Social Classes A class system is a social ranking based primarily on economic position in which achieved characteristics can influence social mobility. In contrast to slavery and caste systems, the boundaries between classes are imprecisely defined, and one can move from one stratum, or level, of society to another. Even so, class systems maintain stable stratification hierarchies and patterns of class divisions, and they, too, are marked by unequal distribution of wealth and power. Class standing, though it is achieved, is heavily dependent on family and ascribed factors, such as race and ethnicity. Income inequality is a basic characteristic of a class system.

Sociologist Daniel Rossides uses a five-class model to describe the class system of the United States: the upper class, the upper-middle class, the lower-middle class, the working class, and the lower class. Although the lines separating social classes in his model are not so sharp as the divisions between castes, members of the five classes differ significantly in ways other than just income level.

Rossides categorizes about 1 to 2 percent of the people of the United States as upper class, a group limited to the very wealthy. These people associate in exclusive clubs and social circles. In contrast, the lower class, consisting of approximately 20 to 25 percent of the population, disproportionately consists of Blacks, Hispanics, single mothers with dependent children, and people who cannot find regular work or must make do with low-paying work. This class lacks both wealth and income and is too weak politically to exercise significant power.

Both these classes, at opposite ends of the nation's social hierarchy, reflect the importance of ascribed status and achieved status. Ascribed statuses such as race clearly influence a person's wealth and social position. Sociologist Richard Jenkins has shown how the ascribed status of being disabled marginalizes a person in the U.S. labor market. People with disabilities are particularly vulnerable to unemployment, are often poorly paid, and tend to occupy the lower rung of the occupational ladder. Regardless of their actual performance on the job, the disabled are stigmatized as not earning their keep. Such are the effects of ascribed status.

Sandwiched between the upper and lower classes in this model are the upper-middle class, the lower-middle class, and the working class. The upper-middle class, numbering about 10 to 15 percent of the population, is composed of professionals such as doctors, lawyers, and architects. They participate extensively in politics and take leadership roles in voluntary associations. The lower-middle class, which accounts for approximately 30 to 35 percent of the population, includes less affluent professionals (such as elementary school teachers and nurses), owners of small businesses, and a sizable number of clerical workers. While not all members of this varied class hold degrees from a college, they share the goal of sending their children there.

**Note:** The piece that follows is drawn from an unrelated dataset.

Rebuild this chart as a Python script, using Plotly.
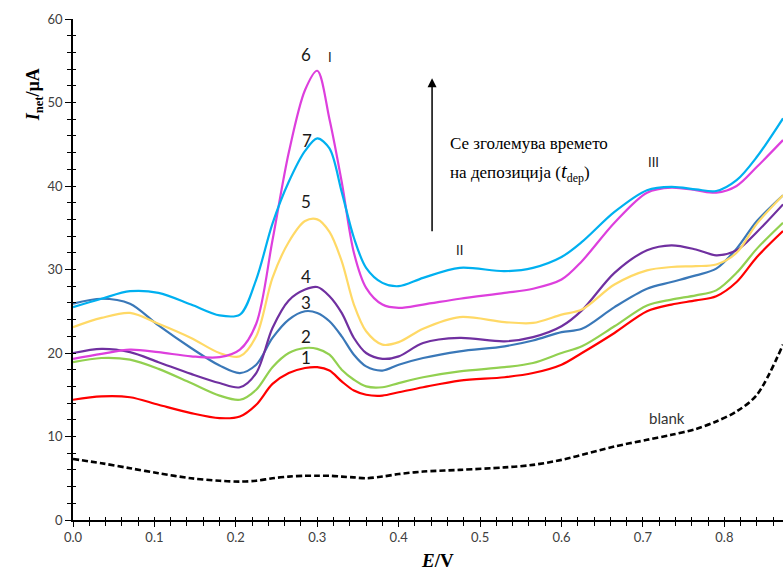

Rossides describes the working class - about 40 to 45 percent of the population - as people who hold regular manual or blue-collar jobs. Certain members of this class, such as electricians, may have higher incomes than people in the lower-middle class. Yet even if they have achieved some degree of economic security, they tend to identify with manual workers and their long history of involvement in the labor movement of the United States. Of the five classes, the working class is declining noticeably in size. In the economy of the United States, service and technical jobs are replacing those involved in the actual manufacturing or transportation of goods.